By 2015, both were 3.13 births per woman. This reflects, the study suggests, the dramatic Westernization of Arab demography: Urbanization, enhanced social status for women, expanded participation by women in higher education and the job market, older marriage ages, a shorter reproductive time, and increased use of contraceptives, all combined to drive down Arab birth rates.
He said rural people need more hands to do farm work, but people moving to urban areas don’t. Meanwhile, living space becomes more cramped when a family moves from a rural house to a small urban apartment.
The average age for marriage among Arab women in Israel, Judea, and Samaria rose from 15 in the 1960s to 24 now, and it is still rising, the study said. The reproductive period for women has accordingly diminished.

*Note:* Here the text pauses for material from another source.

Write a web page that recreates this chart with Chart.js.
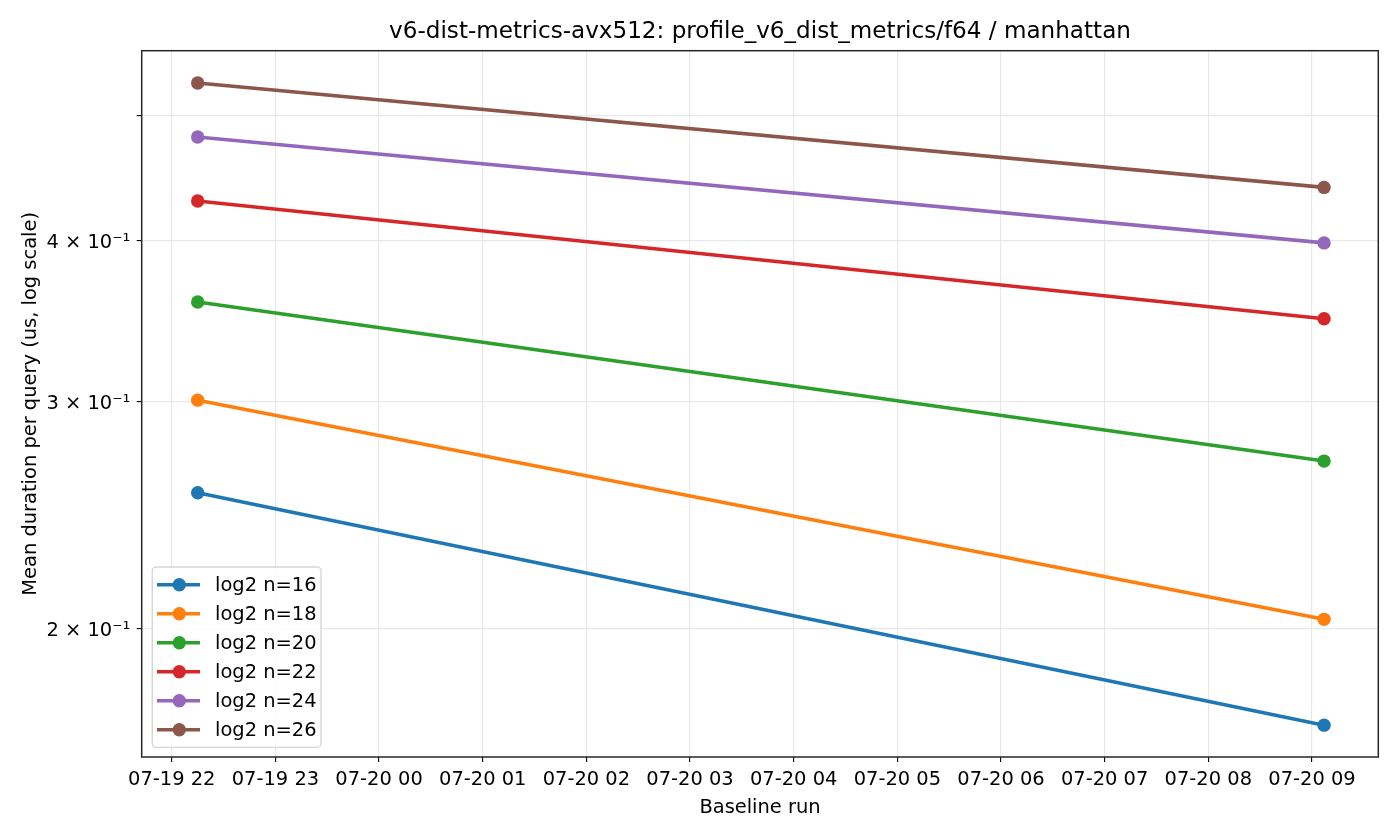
<!DOCTYPE html>
<html><head><meta charset="utf-8">
<script src="https://cdn.jsdelivr.net/npm/chart.js@4/dist/chart.umd.min.js"></script>
<style>html,body{margin:0;padding:0;background:#fff}canvas{display:block}</style>
</head><body>
<canvas id="c" width="1400" height="840"></canvas>
<script>
// ---- data ----
const runTimes = ['07-19 22:15', '07-20 09:07'];
const seriesLabels = ['log2 n=16', 'log2 n=18', 'log2 n=20', 'log2 n=22', 'log2 n=24', 'log2 n=26'];
const n16 = [0.2548, 0.1682];
const n18 = [0.3006, 0.2032];
const n20 = [0.3582, 0.2696];
const n22 = [0.4291, 0.3477];
const n24 = [0.4810, 0.3981];
const n26 = [0.5297, 0.4396];
const xTickLabels = ['07-19 22', '07-19 23', '07-20 00', '07-20 01', '07-20 02', '07-20 03',
                     '07-20 04', '07-20 05', '07-20 06', '07-20 07', '07-20 08', '07-20 09'];
const yTickValues = [0.2, 0.3, 0.4, 0.5];
const yTickLabels = ['2 × 10⁻¹', '3 × 10⁻¹', '4 × 10⁻¹', ''];
const chartTitle = 'v6-dist-metrics-avx512: profile_v6_dist_metrics/f64 / manhattan';
const xTitle = 'Baseline run';
const yTitle = 'Mean duration per query (us, log scale)';

// ---- styles ----
const colors = ['#1f77b4', '#ff7f0e', '#2ca02c', '#d62728', '#9467bd', '#8c564b'];
const FONT = 'DejaVu Sans';
const FS = 19.44;
const LW = 3.6;
const PR = 6.7;

function toHours(s) {
  const [md, hm] = s.split(' ');
  const [mo, d] = md.split('-').map(Number);
  const [h, m] = hm.split(':').map(Number);
  return (d - 19) * 24 + h + m / 60 - 22;
}
const runHours = runTimes.map(toHours);
const allSeries = [n16, n18, n20, n22, n24, n26];

const datasets = allSeries.map((vals, k) => ({
  label: seriesLabels[k],
  data: vals.map((v, i) => ({ x: runHours[i], y: v })),
  borderColor: colors[k],
  backgroundColor: colors[k],
  borderWidth: LW,
  pointRadius: PR,
  pointHoverRadius: PR,
  pointBorderWidth: 0,
  pointBackgroundColor: colors[k],
  tension: 0,
  clip: false
}));

const bgPlugin = {
  id: 'bg',
  beforeDraw(chart) {
    const ctx = chart.ctx;
    ctx.save();
    ctx.fillStyle = '#fff';
    ctx.fillRect(0, 0, chart.width, chart.height);
    ctx.restore();
  }
};

const framePlugin = {
  id: 'frameLegend',
  afterDatasetsDraw(chart) {
    const ctx = chart.ctx;
    const ca = chart.chartArea;
    ctx.save();
    // frame
    ctx.strokeStyle = '#262626';
    ctx.lineWidth = 1.5;
    ctx.strokeRect(ca.left, ca.top, ca.right - ca.left, ca.bottom - ca.top);
    // title centred over the plot area
    ctx.fillStyle = '#000';
    ctx.font = '23.1px "' + FONT + '"';
    ctx.textAlign = 'center';
    ctx.textBaseline = 'alphabetic';
    ctx.fillText(chartTitle, (ca.left + ca.right) / 2, 38.3);
    // legend
    const bx = ca.left + 10.6, bw = 168.7, bh = 180.4;
    const by = ca.bottom - 9.6 - bh;
    ctx.beginPath();
    ctx.roundRect(bx, by, bw, bh, 4);
    ctx.fillStyle = 'rgba(255,255,255,0.8)';
    ctx.fill();
    ctx.strokeStyle = '#d6d6d6';
    ctx.lineWidth = 1.4;
    ctx.stroke();
    chart.data.datasets.forEach((ds, i) => {
      const yy = by + 17.7 + i * 29;
      ctx.strokeStyle = ds.borderColor;
      ctx.lineWidth = LW;
      ctx.beginPath();
      ctx.moveTo(bx + 4.7, yy);
      ctx.lineTo(bx + 47.7, yy);
      ctx.stroke();
      ctx.fillStyle = ds.borderColor;
      ctx.beginPath();
      ctx.arc(bx + 27, yy, PR, 0, Math.PI * 2);
      ctx.fill();
      ctx.fillStyle = '#000';
      ctx.font = FS + 'px "' + FONT + '"';
      ctx.textAlign = 'left';
      ctx.textBaseline = 'alphabetic';
      ctx.fillText(ds.label, bx + 62.7, yy + 6);
    });
    ctx.restore();
  }
};

new Chart(document.getElementById('c'), {
  type: 'line',
  data: { datasets },
  options: {
    responsive: false,
    devicePixelRatio: 1,
    animation: false,
    events: [],
    layout: { padding: { left: 0, right: 21.7, top: 50.7, bottom: 0 } },
    plugins: {
      legend: { display: false },
      tooltip: { enabled: false },
      title: { display: false }
    },
    scales: {
      x: {
        type: 'linear',
        min: -0.29,
        max: 11.64,
        afterBuildTicks: s => { s.ticks = xTickLabels.map((_, i) => ({ value: i })); },
        afterFit: s => { s.height = 83; },
        ticks: {
          autoSkip: false,
          maxRotation: 0,
          minRotation: 0,
          color: '#000',
          padding: 6.5,
          font: { family: FONT, size: FS },
          callback: v => xTickLabels[Math.round(v)]
        },
        grid: { color: '#e8e8e8', lineWidth: 1.2, tickColor: '#000', tickLength: 5, tickWidth: 1.1 },
        border: { display: false },
        title: {
          display: true, text: xTitle, color: '#000',
          font: { family: FONT, size: FS },
          padding: { top: 0, bottom: 20.8 }
        }
      },
      y: {
        type: 'logarithmic',
        min: 0.1589,
        max: 0.5612,
        afterBuildTicks: s => { s.ticks = yTickValues.map(v => ({ value: v })); },
        afterFit: s => { s.width = 141.7; },
        ticks: {
          color: '#000',
          padding: 6.5,
          labelOffset: 2.5,
          font: { family: FONT, size: FS },
          callback: (v) => {
            const i = yTickValues.findIndex(t => Math.abs(t - v) < 1e-9);
            return i >= 0 ? yTickLabels[i] : '';
          }
        },
        grid: { color: '#e8e8e8', lineWidth: 1.2, tickColor: '#000', tickLength: 5, tickWidth: 1.1 },
        border: { display: false },
        title: {
          display: true, text: yTitle, color: '#000',
          font: { family: FONT, size: FS },
          padding: { top: 19.5, bottom: 0 }
        }
      }
    }
  },
  plugins: [bgPlugin, framePlugin]
});
</script>
</body></html>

Israel’s growing Jewish birth rate, meanwhile, has been due mainly to a rise in fertility among secular Jews. The ultra-Orthodox, with the highest birth rate, saw a moderate decline, while the modern Orthodox birth rate remained the same.
“Israeli Jewish women are unique in experiencing a direct correlation between a rise of fertility rate on the one hand, and a rise in urbanization, education, and level of income, on the other hand,” the study said.
Ettinger said those factors in most Western societies have depressed birth rates.
Israel’s fertility rate is almost twice as high as that of the 37 democratic nations in the Organization for Economic Cooperation and Development, the study said.
Ettinger attributes Israel’s unique position to “a relatively high level of optimism, patriotism, attachment to roots, and communal responsibility, which has characterized Israel from Day One.”